● WHAT YOU SHOULD DO
Repeat only what lies from the line with "Rebuild this chart" to the line with "plt.rcParams['font.family'] = ['Liberation", those two lines included, exactly as it stands; omit any images.
## Begin DATA ENTRIES
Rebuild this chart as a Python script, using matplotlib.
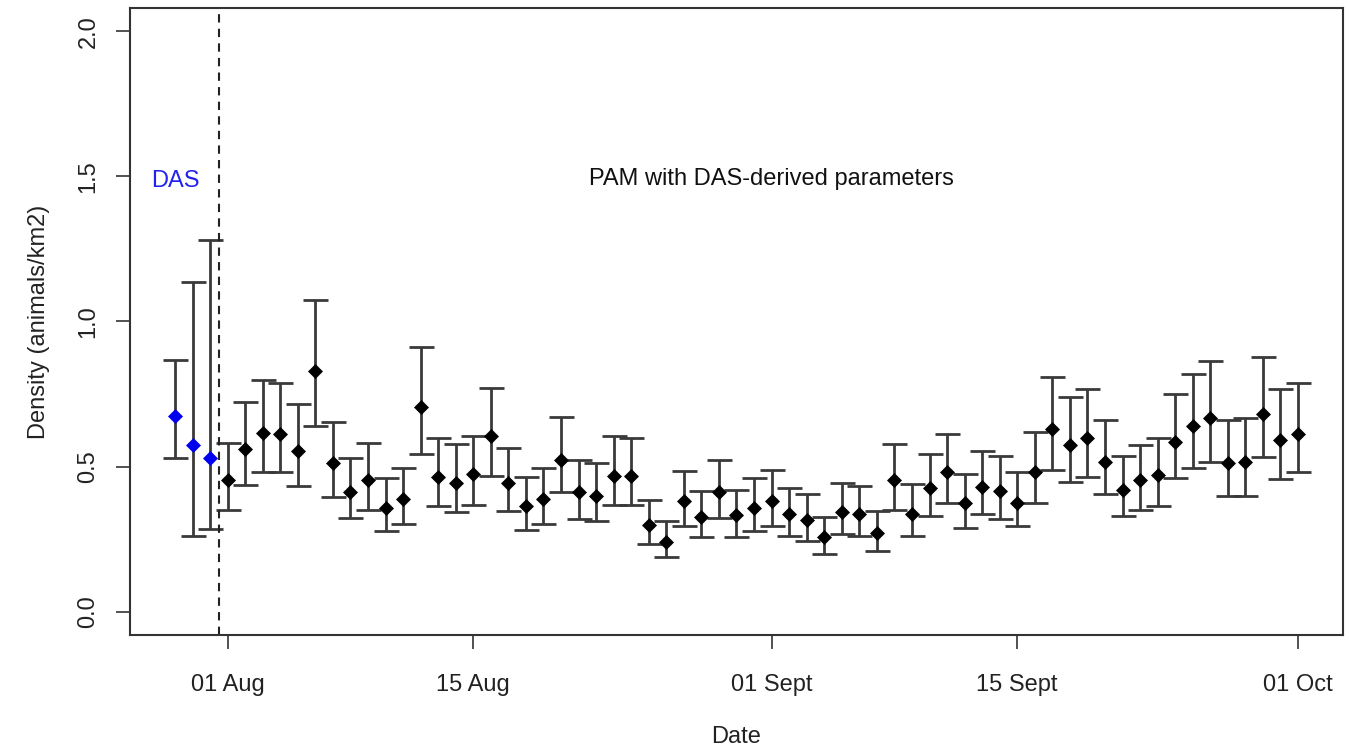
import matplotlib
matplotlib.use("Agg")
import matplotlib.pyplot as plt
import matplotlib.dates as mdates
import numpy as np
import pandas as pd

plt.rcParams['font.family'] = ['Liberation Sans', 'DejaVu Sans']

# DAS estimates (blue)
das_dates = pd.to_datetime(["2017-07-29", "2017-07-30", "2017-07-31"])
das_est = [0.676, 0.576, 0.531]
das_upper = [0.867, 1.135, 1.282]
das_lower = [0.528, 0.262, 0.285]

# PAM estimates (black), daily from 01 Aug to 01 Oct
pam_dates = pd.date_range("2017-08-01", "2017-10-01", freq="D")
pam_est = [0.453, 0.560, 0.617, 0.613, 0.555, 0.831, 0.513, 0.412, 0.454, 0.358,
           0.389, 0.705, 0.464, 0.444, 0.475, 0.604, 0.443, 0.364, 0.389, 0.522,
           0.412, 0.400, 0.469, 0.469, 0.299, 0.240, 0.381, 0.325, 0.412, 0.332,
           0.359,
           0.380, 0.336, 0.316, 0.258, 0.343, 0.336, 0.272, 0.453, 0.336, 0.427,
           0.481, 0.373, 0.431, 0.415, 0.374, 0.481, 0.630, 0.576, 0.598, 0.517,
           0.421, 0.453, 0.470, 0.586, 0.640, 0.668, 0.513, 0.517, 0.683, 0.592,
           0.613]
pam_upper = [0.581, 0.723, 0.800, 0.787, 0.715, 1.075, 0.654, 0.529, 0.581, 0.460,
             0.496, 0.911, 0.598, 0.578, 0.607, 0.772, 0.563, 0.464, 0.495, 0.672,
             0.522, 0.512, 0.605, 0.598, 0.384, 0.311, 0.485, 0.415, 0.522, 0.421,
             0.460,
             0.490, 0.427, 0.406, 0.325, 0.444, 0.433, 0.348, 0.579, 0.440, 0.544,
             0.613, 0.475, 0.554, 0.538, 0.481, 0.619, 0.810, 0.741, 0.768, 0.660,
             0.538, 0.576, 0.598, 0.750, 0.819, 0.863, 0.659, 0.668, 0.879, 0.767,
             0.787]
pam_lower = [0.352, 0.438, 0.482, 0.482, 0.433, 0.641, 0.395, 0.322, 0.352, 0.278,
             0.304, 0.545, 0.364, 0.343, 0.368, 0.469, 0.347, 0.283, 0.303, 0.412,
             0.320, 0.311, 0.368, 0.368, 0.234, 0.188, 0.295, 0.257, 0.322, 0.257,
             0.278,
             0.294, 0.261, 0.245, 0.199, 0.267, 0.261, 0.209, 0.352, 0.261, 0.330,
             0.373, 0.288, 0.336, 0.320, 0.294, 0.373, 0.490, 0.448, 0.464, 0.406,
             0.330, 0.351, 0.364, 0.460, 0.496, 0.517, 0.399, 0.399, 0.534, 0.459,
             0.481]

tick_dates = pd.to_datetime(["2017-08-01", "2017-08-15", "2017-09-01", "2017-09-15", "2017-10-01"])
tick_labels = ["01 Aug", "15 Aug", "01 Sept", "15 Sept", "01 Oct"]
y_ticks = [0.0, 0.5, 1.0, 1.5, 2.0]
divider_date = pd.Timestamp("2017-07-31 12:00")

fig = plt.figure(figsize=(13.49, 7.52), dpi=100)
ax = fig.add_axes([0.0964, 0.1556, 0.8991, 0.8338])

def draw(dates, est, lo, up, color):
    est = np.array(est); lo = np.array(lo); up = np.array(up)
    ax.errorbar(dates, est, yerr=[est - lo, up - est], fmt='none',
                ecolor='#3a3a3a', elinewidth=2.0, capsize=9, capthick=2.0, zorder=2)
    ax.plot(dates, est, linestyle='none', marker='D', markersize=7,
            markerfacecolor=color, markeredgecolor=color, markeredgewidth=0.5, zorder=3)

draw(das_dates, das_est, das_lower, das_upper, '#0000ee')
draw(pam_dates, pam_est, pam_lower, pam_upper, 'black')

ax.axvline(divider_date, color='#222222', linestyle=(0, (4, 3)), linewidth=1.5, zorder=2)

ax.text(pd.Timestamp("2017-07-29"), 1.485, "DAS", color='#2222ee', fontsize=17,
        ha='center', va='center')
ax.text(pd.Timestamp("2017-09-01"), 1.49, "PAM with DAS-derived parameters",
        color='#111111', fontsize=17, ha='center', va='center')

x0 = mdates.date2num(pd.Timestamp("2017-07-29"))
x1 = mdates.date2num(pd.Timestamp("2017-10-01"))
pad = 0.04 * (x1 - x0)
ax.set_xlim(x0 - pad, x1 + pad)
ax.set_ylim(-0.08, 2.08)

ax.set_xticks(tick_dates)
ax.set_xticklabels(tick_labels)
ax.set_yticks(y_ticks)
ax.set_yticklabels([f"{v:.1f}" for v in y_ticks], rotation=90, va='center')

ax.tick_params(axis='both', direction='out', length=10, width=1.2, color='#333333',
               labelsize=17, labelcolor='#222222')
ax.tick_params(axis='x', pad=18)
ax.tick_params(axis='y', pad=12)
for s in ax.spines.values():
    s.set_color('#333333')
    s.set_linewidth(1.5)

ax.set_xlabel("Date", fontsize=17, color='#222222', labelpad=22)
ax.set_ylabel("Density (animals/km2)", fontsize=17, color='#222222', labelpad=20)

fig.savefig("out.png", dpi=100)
## End DATA ENTRIES
## Begin DATA ENTRIES
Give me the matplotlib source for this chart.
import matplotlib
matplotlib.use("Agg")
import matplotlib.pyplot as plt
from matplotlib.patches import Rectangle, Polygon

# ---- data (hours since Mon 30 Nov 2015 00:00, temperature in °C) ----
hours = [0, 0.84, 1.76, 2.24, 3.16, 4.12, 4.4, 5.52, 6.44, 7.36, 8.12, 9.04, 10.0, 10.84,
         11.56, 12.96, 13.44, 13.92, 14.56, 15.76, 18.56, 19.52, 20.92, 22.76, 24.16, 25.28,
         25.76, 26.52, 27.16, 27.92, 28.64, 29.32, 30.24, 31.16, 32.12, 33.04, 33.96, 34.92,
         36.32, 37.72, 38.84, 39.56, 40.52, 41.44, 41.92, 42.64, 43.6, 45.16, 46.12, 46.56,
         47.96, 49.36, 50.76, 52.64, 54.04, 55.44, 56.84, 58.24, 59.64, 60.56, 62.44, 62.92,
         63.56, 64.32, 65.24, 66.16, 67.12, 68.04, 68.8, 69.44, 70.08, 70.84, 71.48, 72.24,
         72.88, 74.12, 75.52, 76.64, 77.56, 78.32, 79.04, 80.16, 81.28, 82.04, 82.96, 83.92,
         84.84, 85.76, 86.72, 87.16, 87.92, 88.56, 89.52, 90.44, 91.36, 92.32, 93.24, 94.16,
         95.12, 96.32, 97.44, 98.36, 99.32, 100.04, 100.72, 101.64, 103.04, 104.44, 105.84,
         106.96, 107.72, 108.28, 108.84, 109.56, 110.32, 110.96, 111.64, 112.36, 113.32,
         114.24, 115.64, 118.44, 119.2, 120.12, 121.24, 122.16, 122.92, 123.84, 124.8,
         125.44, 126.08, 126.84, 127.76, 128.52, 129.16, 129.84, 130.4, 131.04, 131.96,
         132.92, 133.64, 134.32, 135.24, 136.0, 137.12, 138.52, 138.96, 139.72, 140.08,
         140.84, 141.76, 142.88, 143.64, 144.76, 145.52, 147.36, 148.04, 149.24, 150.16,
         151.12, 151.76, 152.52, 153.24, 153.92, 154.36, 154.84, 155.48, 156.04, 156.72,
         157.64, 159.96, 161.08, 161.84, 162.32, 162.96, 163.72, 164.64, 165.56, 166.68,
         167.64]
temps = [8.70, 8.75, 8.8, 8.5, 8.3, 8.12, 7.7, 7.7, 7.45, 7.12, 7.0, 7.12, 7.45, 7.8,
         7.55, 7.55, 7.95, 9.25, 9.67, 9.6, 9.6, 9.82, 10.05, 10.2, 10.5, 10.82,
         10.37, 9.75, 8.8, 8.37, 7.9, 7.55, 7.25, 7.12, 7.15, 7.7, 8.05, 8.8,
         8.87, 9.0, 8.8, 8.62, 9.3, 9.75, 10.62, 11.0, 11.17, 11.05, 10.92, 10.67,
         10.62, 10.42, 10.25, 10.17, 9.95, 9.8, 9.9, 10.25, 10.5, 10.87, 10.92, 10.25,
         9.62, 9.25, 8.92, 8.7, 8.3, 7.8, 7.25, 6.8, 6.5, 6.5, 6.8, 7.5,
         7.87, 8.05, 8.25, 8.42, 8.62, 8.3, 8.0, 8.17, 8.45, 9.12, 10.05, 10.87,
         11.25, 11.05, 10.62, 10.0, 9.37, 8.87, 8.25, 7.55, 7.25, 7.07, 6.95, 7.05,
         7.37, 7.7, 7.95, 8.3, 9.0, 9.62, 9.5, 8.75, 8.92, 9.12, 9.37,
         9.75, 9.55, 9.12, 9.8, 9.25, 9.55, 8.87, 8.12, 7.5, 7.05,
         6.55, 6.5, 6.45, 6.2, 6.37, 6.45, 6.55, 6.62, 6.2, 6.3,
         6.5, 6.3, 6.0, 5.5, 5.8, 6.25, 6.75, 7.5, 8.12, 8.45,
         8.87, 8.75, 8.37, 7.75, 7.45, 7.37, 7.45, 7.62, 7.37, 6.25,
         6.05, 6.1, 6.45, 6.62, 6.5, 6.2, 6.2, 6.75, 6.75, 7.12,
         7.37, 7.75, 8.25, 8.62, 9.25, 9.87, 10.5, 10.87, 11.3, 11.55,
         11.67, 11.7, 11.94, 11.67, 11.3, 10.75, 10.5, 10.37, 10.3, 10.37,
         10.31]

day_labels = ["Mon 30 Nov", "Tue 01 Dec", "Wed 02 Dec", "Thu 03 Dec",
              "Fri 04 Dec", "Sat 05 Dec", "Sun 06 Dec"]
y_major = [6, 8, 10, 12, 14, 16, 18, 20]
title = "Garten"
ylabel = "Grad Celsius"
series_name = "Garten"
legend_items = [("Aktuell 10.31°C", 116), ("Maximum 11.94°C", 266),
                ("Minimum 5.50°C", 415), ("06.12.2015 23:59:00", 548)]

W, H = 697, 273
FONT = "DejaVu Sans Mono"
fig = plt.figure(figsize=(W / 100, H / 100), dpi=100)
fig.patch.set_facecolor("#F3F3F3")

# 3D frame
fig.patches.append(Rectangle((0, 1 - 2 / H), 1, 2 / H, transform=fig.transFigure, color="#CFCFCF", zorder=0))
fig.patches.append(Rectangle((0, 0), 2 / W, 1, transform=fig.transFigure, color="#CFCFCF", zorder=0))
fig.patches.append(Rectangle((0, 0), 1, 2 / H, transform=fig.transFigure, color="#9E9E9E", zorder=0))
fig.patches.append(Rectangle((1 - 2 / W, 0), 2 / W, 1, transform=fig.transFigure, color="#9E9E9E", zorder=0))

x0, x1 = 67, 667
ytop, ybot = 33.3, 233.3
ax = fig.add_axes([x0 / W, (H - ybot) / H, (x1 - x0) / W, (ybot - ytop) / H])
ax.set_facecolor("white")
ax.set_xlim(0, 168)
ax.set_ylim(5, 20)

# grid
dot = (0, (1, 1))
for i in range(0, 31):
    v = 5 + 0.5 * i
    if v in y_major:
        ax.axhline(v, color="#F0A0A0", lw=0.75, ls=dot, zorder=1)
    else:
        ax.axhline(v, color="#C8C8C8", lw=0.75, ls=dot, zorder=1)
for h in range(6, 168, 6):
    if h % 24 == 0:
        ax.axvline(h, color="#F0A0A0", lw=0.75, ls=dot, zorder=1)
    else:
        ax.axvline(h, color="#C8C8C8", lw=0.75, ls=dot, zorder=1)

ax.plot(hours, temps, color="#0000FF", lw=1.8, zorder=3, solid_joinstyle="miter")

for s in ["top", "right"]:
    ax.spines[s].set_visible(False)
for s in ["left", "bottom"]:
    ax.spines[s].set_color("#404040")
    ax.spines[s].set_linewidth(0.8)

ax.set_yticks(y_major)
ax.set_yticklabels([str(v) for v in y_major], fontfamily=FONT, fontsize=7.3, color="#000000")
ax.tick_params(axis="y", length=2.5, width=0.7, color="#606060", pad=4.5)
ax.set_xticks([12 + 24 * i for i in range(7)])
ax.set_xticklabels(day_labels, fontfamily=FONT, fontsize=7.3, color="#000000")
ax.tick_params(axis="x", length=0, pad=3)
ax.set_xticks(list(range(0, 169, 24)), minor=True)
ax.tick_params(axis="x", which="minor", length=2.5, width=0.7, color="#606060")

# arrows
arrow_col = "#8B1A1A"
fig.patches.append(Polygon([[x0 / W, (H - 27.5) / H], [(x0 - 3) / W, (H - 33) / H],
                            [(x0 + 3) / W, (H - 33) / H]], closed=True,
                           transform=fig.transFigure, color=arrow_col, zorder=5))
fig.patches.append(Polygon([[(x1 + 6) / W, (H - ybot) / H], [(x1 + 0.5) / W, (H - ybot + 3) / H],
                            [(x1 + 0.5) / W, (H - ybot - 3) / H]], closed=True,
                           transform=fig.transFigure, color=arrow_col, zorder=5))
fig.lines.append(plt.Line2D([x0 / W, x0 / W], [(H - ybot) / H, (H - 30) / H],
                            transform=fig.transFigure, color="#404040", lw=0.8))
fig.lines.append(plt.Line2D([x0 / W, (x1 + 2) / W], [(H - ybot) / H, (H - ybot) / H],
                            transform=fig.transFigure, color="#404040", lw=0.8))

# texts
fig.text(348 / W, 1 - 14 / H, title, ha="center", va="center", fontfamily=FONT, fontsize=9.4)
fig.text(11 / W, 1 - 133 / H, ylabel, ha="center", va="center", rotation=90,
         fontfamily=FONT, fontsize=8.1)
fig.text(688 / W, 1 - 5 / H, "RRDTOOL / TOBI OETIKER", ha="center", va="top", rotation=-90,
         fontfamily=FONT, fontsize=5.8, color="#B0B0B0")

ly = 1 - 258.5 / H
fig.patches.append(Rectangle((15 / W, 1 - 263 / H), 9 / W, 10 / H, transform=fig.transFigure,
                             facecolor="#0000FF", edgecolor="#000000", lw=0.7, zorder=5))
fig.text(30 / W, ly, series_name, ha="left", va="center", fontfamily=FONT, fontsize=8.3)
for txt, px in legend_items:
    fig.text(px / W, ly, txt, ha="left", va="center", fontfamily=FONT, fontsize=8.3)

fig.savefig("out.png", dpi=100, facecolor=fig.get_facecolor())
## End DATA ENTRIES
● ANSWER TO THIS EXERCISE
Rebuild this chart as a Python script, using matplotlib.
import matplotlib
matplotlib.use("Agg")
import matplotlib.pyplot as plt
import matplotlib.dates as mdates
import numpy as np
import pandas as pd

plt.rcParams['font.family'] = ['Liberation Sans', 'DejaVu Sans']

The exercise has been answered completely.